AIM OF THE EXERCISE: Leave out the pictures and restate the rest of the data exactly.

-- start --

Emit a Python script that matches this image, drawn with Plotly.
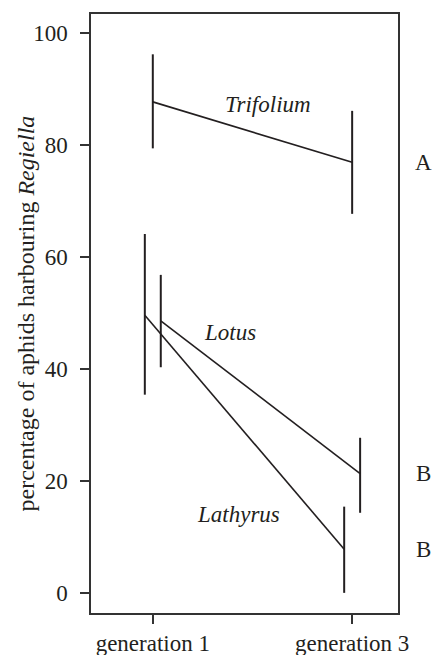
import plotly.graph_objects as go

generations = ["generation 1", "generation 3"]
species = ["Trifolium", "Lotus", "Lathyrus"]
mean_pct = {
    "Trifolium": [87.7, 76.9],
    "Lotus": [48.6, 21.3],
    "Lathyrus": [49.6, 7.8],
}
upper_pct = {
    "Trifolium": [96.2, 86.1],
    "Lotus": [56.8, 27.7],
    "Lathyrus": [64.1, 15.4],
}
lower_pct = {
    "Trifolium": [79.4, 67.7],
    "Lotus": [40.3, 14.3],
    "Lathyrus": [35.4, 0.0],
}
group_letters = ["A", "B", "B"]  # for Trifolium, Lotus, Lathyrus at generation 3

# layout-only settings
dodge = {"Trifolium": 0.0, "Lotus": 0.04, "Lathyrus": -0.04}
label_pos = {"Trifolium": (1.578, 87.2), "Lotus": (1.387, 46.5), "Lathyrus": (1.432, 14.0)}

FONT = "Liberation Serif"
INK = "#231f20"
FS = 23

fig = go.Figure()
gen_x = [1, 2]
for sp in species:
    xs = [g + dodge[sp] for g in gen_x]
    m = mean_pct[sp]
    up = [u - v for u, v in zip(upper_pct[sp], m)]
    dn = [v - l for v, l in zip(m, lower_pct[sp])]
    fig.add_trace(go.Scatter(
        x=xs, y=m, mode="lines",
        line=dict(color=INK, width=1.6),
        error_y=dict(type="data", symmetric=False, array=up, arrayminus=dn,
                     width=0, thickness=2, color=INK),
        showlegend=False, hoverinfo="skip",
    ))
    lx, ly = label_pos[sp]
    fig.add_annotation(x=lx, y=ly, xref="x", yref="y", text=f"<i>{sp}</i>",
                       showarrow=False, font=dict(family=FONT, size=FS, color=INK))

for sp, letter in zip(species, group_letters):
    fig.add_annotation(x=(423 - 91) / 307, y=mean_pct[sp][1], xref="paper", yref="y",
                       text=letter, showarrow=False, xanchor="center",
                       font=dict(family=FONT, size=FS, color=INK))

fig.add_annotation(x=(25 - 91) / 307, y=0.5, xref="paper", yref="paper",
                   text="percentage of aphids harbouring <i>Regiella</i>",
                   textangle=-90, showarrow=False, xanchor="center", yanchor="middle",
                   font=dict(family=FONT, size=24, color=INK))

axis_common = dict(showline=True, linecolor="#333333", linewidth=1.5, mirror=True,
                   ticks="outside", ticklen=9, tickwidth=1.5, tickcolor="#333333",
                   showgrid=False, zeroline=False, automargin=False,
                   tickfont=dict(family=FONT, size=FS, color=INK))

fig.update_layout(
    width=433, height=655,
    margin=dict(l=91, r=35, t=14, b=42, autoexpand=False),
    plot_bgcolor="white", paper_bgcolor="white",
    xaxis=dict(range=[0.69, 2.23], tickmode="array", tickvals=gen_x, ticktext=generations,
               **axis_common),
    yaxis=dict(range=[-3.6, 103.4], tickmode="array", tickvals=[0, 20, 40, 60, 80, 100],
               ticklabelstandoff=8, **axis_common),
)

fig.write_html("out.html", config={"displayModeBar": False},
               post_script="document.body.style.margin='0';document.body.style.overflow='hidden';")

-- end --

ANSWER IN FULL:
Emit a Python script that matches this image, drawn with Plotly.
import plotly.graph_objects as go

generations = ["generation 1", "generation 3"]
species = ["Trifolium", "Lotus", "Lathyrus"]
mean_pct = {
    "Trifolium": [87.7, 76.9],
    "Lotus": [48.6, 21.3],
    "Lathyrus": [49.6, 7.8],
}
upper_pct = {
    "Trifolium": [96.2, 86.1],
    "Lotus": [56.8, 27.7],
    "Lathyrus": [64.1, 15.4],
}
lower_pct = {
    "Trifolium": [79.4, 67.7],
    "Lotus": [40.3, 14.3],
    "Lathyrus": [35.4, 0.0],
}
group_letters = ["A", "B", "B"]  # for Trifolium, Lotus, Lathyrus at generation 3

# layout-only settings
dodge = {"Trifolium": 0.0, "Lotus": 0.04, "Lathyrus": -0.04}
label_pos = {"Trifolium": (1.578, 87.2), "Lotus": (1.387, 46.5), "Lathyrus": (1.432, 14.0)}

FONT = "Liberation Serif"
INK = "#231f20"
FS = 23

fig = go.Figure()
gen_x = [1, 2]
for sp in species:
    xs = [g + dodge[sp] for g in gen_x]
    m = mean_pct[sp]
    up = [u - v for u, v in zip(upper_pct[sp], m)]
    dn = [v - l for v, l in zip(m, lower_pct[sp])]
    fig.add_trace(go.Scatter(
        x=xs, y=m, mode="lines",
        line=dict(color=INK, width=1.6),
        error_y=dict(type="data", symmetric=False, array=up, arrayminus=dn,
                     width=0, thickness=2, color=INK),
        showlegend=False, hoverinfo="skip",
    ))
    lx, ly = label_pos[sp]
    fig.add_annotation(x=lx, y=ly, xref="x", yref="y", text=f"<i>{sp}</i>",
                       showarrow=False, font=dict(family=FONT, size=FS, color=INK))

for sp, letter in zip(species, group_letters):
    fig.add_annotation(x=(423 - 91) / 307, y=mean_pct[sp][1], xref="paper", yref="y",
                       text=letter, showarrow=False, xanchor="center",
                       font=dict(family=FONT, size=FS, color=INK))

fig.add_annotation(x=(25 - 91) / 307, y=0.5, xref="paper", yref="paper",
                   text="percentage of aphids harbouring <i>Regiella</i>",
                   textangle=-90, showarrow=False, xanchor="center", yanchor="middle",
                   font=dict(family=FONT, size=24, color=INK))

axis_common = dict(showline=True, linecolor="#333333", linewidth=1.5, mirror=True,
                   ticks="outside", ticklen=9, tickwidth=1.5, tickcolor="#333333",
                   showgrid=False, zeroline=False, automargin=False,
                   tickfont=dict(family=FONT, size=FS, color=INK))

fig.update_layout(
    width=433, height=655,
    margin=dict(l=91, r=35, t=14, b=42, autoexpand=False),
    plot_bgcolor="white", paper_bgcolor="white",
    xaxis=dict(range=[0.69, 2.23], tickmode="array", tickvals=gen_x, ticktext=generations,
               **axis_common),
    yaxis=dict(range=[-3.6, 103.4], tickmode="array", tickvals=[0, 20, 40, 60, 80, 100],
               ticklabelstandoff=8, **axis_common),
)

fig.write_html("out.html", config={"displayModeBar": False},
               post_script="document.body.style.margin='0';document.body.style.overflow='hidden';")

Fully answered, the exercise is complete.